The FBF, which has responsibility for the national team, is headed by Carlos Chávez, an economist who is currently leading Bolivia’s fight on the altitude issue. He is seeking re-election in July and is currently rejecting calls that he explain the financial dealings of his previous term as president of Santa Cruz club Oriente Petrolero. The Liga de Fútbol Profesional Boliviano (LPFB) oversees the country’s 12-team top division and there are also nine regional associations. Real control currently lies with the LPFB which negotiates sponsorship rights and releases players to a national side increasingly reliant on the domestic league.
Conflicts are regular. In March several teams were reluctant to release their players for a mid-season friendly against Mexico that some said was arranged simply in order for the FBF to earn a reported $100,000 (£67,000). Several players pulled out through injury and a 5-0 drubbing ensued. Clubs are also accused of short-sighted administration, often reacting to poor performances by changing manager, bringing in foreign or veteran players on excessively high salaries and not investing in developing youth.

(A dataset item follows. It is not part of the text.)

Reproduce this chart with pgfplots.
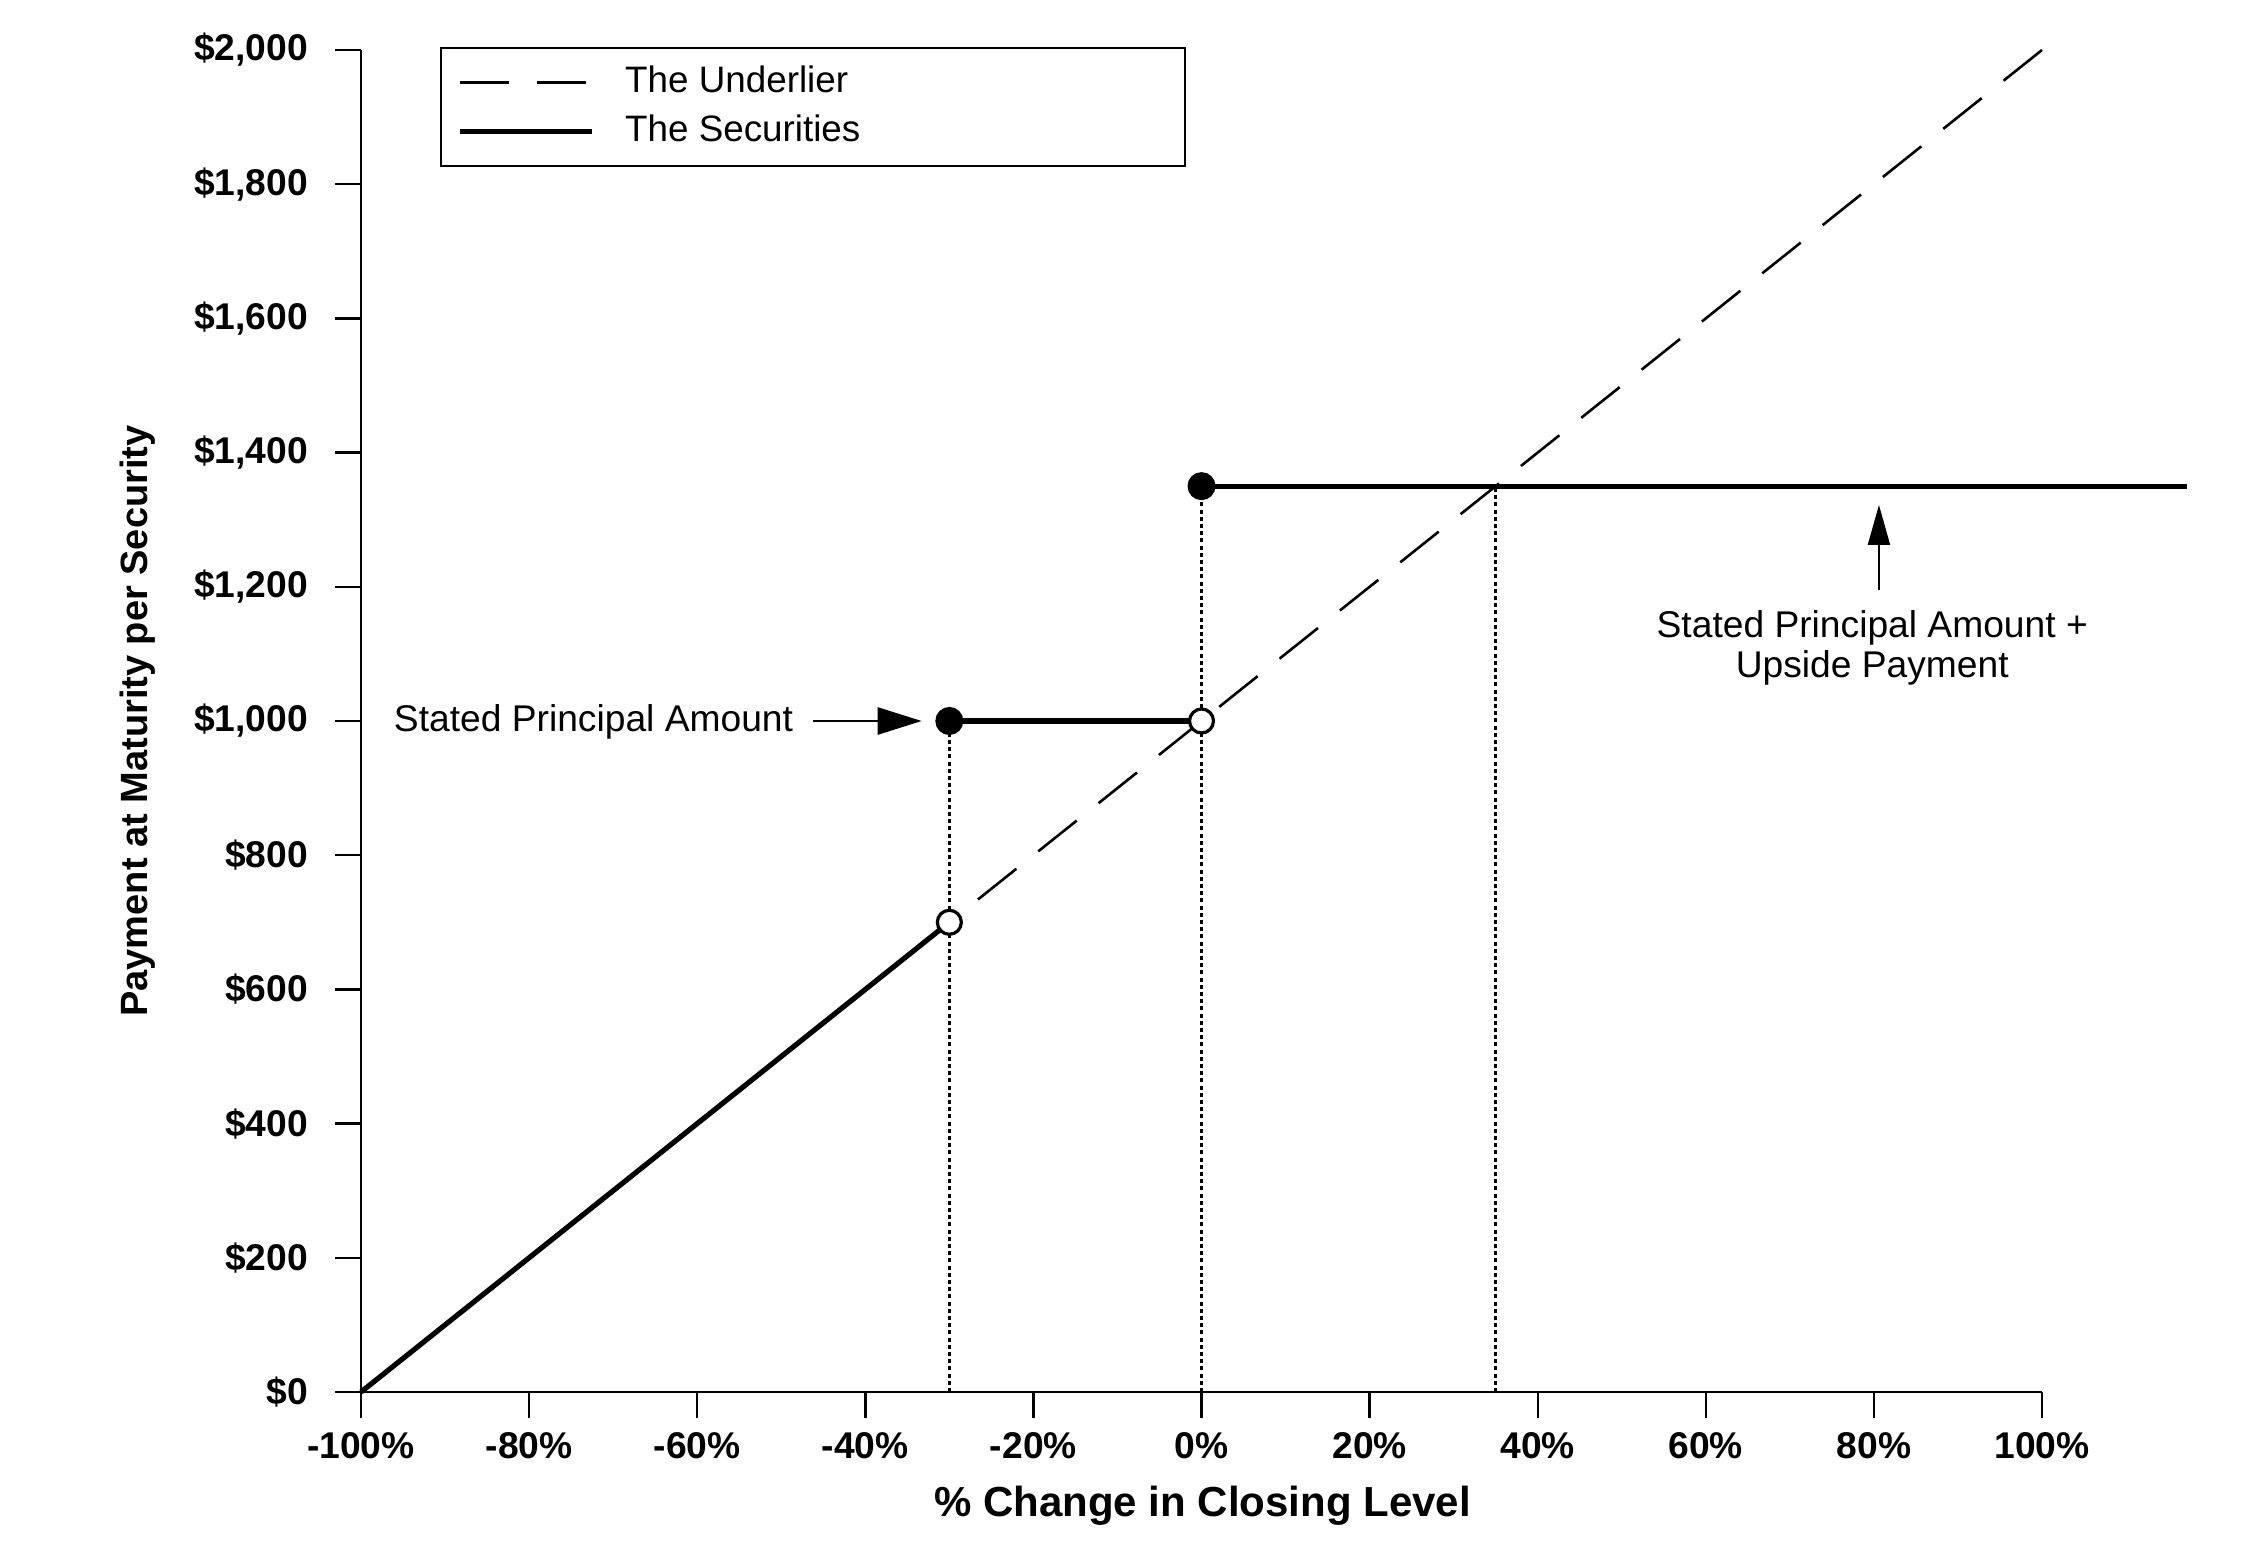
\documentclass[border=0pt]{standalone}
\usepackage{fontspec}
\setmainfont{Liberation Sans}
\usepackage{pgfplots}
\pgfplotsset{compat=1.18}
\usetikzlibrary{arrows.meta}
\begin{document}
\begin{tikzpicture}
\useasboundingbox (0,0) rectangle (561.25pt,387.75pt);
\begin{axis}[
  at={(90.25pt,39.75pt)}, anchor=south west,
  scale only axis, width=420.25pt, height=335.5pt,
  xmin=-100, xmax=100, ymin=0, ymax=2000,
  axis lines=left,
  axis line style={-, line width=0.6pt},
  clip=false,
  xtick={-100,-80,...,100},
  xticklabels={-100\%,-80\%,-60\%,-40\%,-20\%,0\%,20\%,40\%,60\%,80\%,100\%},
  ytick={0,200,...,2000},
  yticklabels={\$0,\$200,\$400,\$600,\$800,{\$1,000},{\$1,200},{\$1,400},{\$1,600},{\$1,800},{\$2,000}},
  tick align=outside,
  major tick length=6.5pt,
  tick style={line width=0.6pt, black},
  tick label style={font=\fontsize{9.3}{10}\selectfont\bfseries},
  yticklabel style={xshift=-3.2pt},
  legend style={at={(axis description cs:0.047,1.002)}, anchor=north west,
    draw=black, line width=0.5pt, font=\fontsize{9.2}{10}\selectfont,
    inner xsep=4pt, inner ysep=2.5pt, row sep=0pt},
  legend cell align=left,
  legend image code/.code={\draw[#1] (0pt,0pt) -- (33pt,0pt);},
]
% Underlier
\addplot[black, line width=0.65pt, dash pattern=on 12.3pt off 7pt] coordinates {(100,2000) (-100,0)};
\addlegendentry{\hspace{5.75pt}\makebox[134pt][l]{The Underlier}}
% Securities
\addplot[black, line width=1.3pt] coordinates {(-100,0) (-30,700)};
\addlegendentry{\hspace{5.75pt}\makebox[134pt][l]{The Securities}}
% dotted verticals
\addplot[forget plot, black, line width=0.6pt, dash pattern=on 1pt off 0.8pt] coordinates {(-30,0) (-30,1000)};
\addplot[forget plot, black, line width=0.6pt, dash pattern=on 1pt off 0.8pt] coordinates {(0,0) (0,1350)};
\addplot[forget plot, black, line width=0.6pt, dash pattern=on 1pt off 0.8pt] coordinates {(35,0) (35,1350)};
\addplot[forget plot, black, line width=1.3pt] coordinates {(-30,1000) (0,1000)};
\addplot[forget plot, black, line width=1.3pt] coordinates {(0,1350) (117.3,1350)};
% markers
\addplot[forget plot, only marks, mark=*, mark size=3.1pt, mark options={fill=black, draw=black, line width=0.8pt}] coordinates {(-30,1000) (0,1350)};
\addplot[forget plot, only marks, mark=*, mark size=3pt, mark options={fill=white, draw=black, line width=0.8pt}] coordinates {(-30,700) (0,1000)};
% annotations
\draw[line width=0.5pt, -{Triangle[length=11pt,width=6.8pt]}] (axis cs:-46.2,1000) -- (axis cs:-33.3,1000);
\node[anchor=mid east, font=\fontsize{9.3}{10}\selectfont, inner sep=0pt] at (axis cs:-48.5,1000) {Stated Principal Amount};
\draw[line width=0.5pt, -{Triangle[length=10pt,width=5.5pt]}] (axis cs:80.6,1195) -- (axis cs:80.6,1322);
\node[anchor=base, font=\fontsize{9.3}{10}\selectfont, inner sep=0pt] at (axis cs:79.8,1125) {Stated Principal Amount +};
\node[anchor=base, font=\fontsize{9.3}{10}\selectfont, inner sep=0pt] at (axis cs:79.8,1065) {Upside Payment};
% axis labels
\node[rotate=90, font=\fontsize{9.5}{10}\selectfont\bfseries] at (axis description cs:-0.1328,0.5) {Payment at Maturity per Security};
\node[anchor=base, font=\fontsize{10.5}{11}\selectfont\bfseries] at (axis description cs:0.5006,-0.0931) {\% Change in Closing Level};
\end{axis}
\end{tikzpicture}
\end{document}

Bolivia is the poorest country in South America, yet players such as Bolívar’s Uruguayan striker William Ferreira reportedly earn $10,000 a month, a fortune by local standards. Such salaries also exact economic havoc on the clubs. Barely a month goes by without the threat of a players’ strike over unpaid wages. One such action in March forced the resignation of Orlando Jordán as president of Cochabamba’s Wilstermann, unable to cover a deficit of $400,000.
Juan Carlos Costas, a veteran radio commentator, is one of the most vocal advocates of a root-and-branch overhaul of the game, suggesting an interim governing body takes temporary control to appoint of a single head of Bolivian football. Former internationals would constitute the bulwark of the new organisation and the focus would be on grassroots development to bridge the huge technical gap, ensuring that new talent is brought through rather than what some see as a reliance on veterans and naturalised foreigners. Costas cites Venezuela, once Conmebol’s perennial wooden spoon winners, as a good example of how strategic state investment at the grassroots level of the game has, over the last ten years, seen an inexorable improvement in the results of the national team.
The need for a more active political role in sport appears to have been noted. Morales is set to announce a new sports role which will be taken up by Marco Etcheverry, one of the country’s greatest players and he of the memorable six-minute cameo in the 1994 World Cup opener against Germany. But with mediocre fare on the field and an established hierarchy off it, international competitions may remain something for Bolivian teams, as a recent Viva Sports headline said, “to look at, but not touch”.